No sé de otra ciudad que quiera tanto al cine, que proteja en general a la cultura. Y digo ciudad, sí, porque nomás salir y atravesar el parque Bercy y luego cruzar el río Sena, acabo caminando por la rue Thomas Mann, autor de Muerte en Venecia, que Visconti adaptó en pantalla grande. Metros más adelante doblo por la calle Marguerite Duras, cineasta además de enorme novelista, y por un instante, siento que la escenografía está montada para mí. De hecho, al día siguiente rumbeo hacia cierta necrópolis, ¿y en qué lugar termino recalculando, mapa en mano? En el callejón Chantal Akerman.

Ph: Guadalupe Treibel

Como me sobran algunos minutos del plan roaming, me doy permiso para hacer una llamada a Buenos Aires, marcarle a la amiga cinéfila que me presentó Jeanne Dielman, 23 quai du Commerce, 1080 Bruxelles, solo para contarle dónde estoy parada. Y ampliamos, claro; después de todo me encuentro en la cité de las galerías chiquitas que, como quien no quiere la cosa, exhiben entrañables fotografías d'altri tempi, prácticamente desconocidas, de rodajes de pelis de posguerra tomadas por un tal Alain Adler, eminencia en lo suyo, según me entero mirando gratarola sus retratos de Jean-Luc Godard, Annie Girardot, Jean Gabin, François Truffaut, Alain Delon, Belmondo…

Lo que me olvido de contarle a mi amiga, o acaso mi subconsciente lo omite, es que el día anterior fui a conocer la Fundación Cartier -obra del arquitecto Jean Nouvel, el mismo del Museo du quai Branly y del Instituto del Mundo Árabe-, y salí con el corazón en el puño: en sus jardines había una cabaña chiquitísima, de ensueño, que resultó ser una instalación de Agnes Vardá en memoria a su gata Zgougou, que en paz descansa, seguramente reconfortada por la amorosidad de este cortometraje que le encuentra el costado luminoso a la muerte.
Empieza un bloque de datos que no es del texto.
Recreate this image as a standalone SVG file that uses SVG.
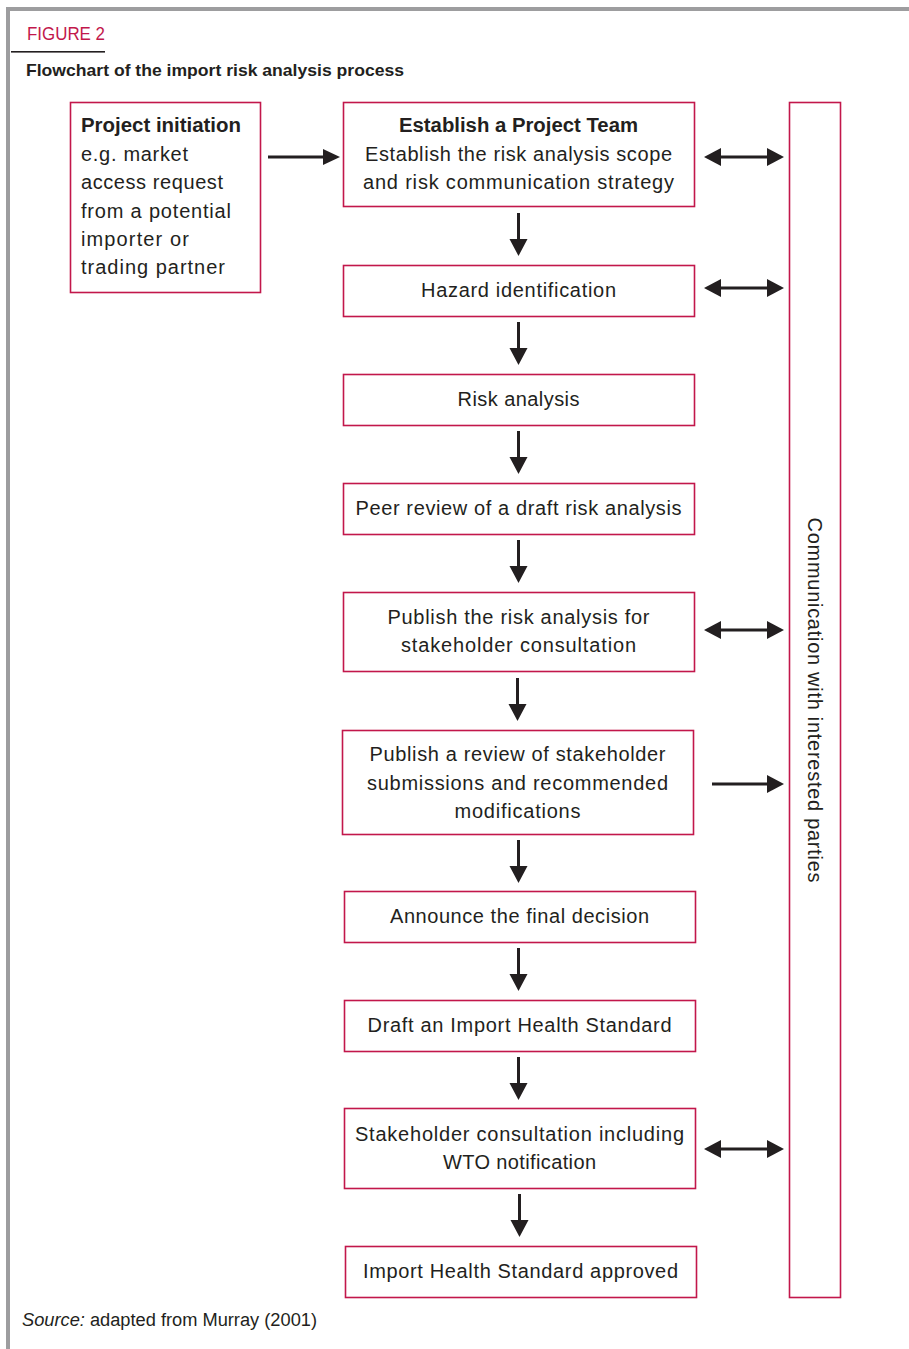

Si salgo lagrimeando es porque me recuerda que mi gata más pequeña me espera enferma en Buenos Aires, ya hay fecha de operación programada.

La cabane du chat
Ph: Guadalupe Treibel

Sin necesidad de excusas, decido que es un buen momento para endulzarme la vida en la pâtisserie / boulangerie de mi barrio, el 13e arrondissement; un atrevimiento llamarlo “mío”, pero qué decirles, la idea de adoptarlo me pone del mejor humor. Encaro hacia Place d'Italie, mi estación de metro, y nada más salir la veo a la distancia: Chez Meunier me saluda con sus aromas a delicias recién horneadas. ¿Qué será hoy? ¿Un croissant de almendras?, ¿el chausson aux pommes?, ¿el babka à la pistache…? Se me ha vuelto sana costumbre visitar esta panadería sin ínfulas que un palermitano no tardaría en catalogar como “boutique de panes”.

Hay panes, sí, una selección bien apetitosa, con toda suerte de semillas y especias, pero los ruidos en la panza me dirigen sin rodeos al sector dulce de la vitrina, que despliega sus variedades como si se tratara de una muestra de artes visuales. Encima acá envuelven los productos en unas cajitas monísimas, como si fueran joyas; que sí lo son, vamos, no todos los días se encuentra una con semejantes pain au chocolat, fraisier, tarteletas de frambuesa, de vainilla, de limón, chouquettes… Al final la mudita -que vendría a ser yo, dada mi incapacidad de hablar el idioma- eligió un eclair de chocolate con señas muy precisas, acompañado por un café riquísimo, que devora en la modesta plaza de enfrente. Gracias, Chez Meunier, por hacerme sentir mejor que en casa en estos días lejos de casa.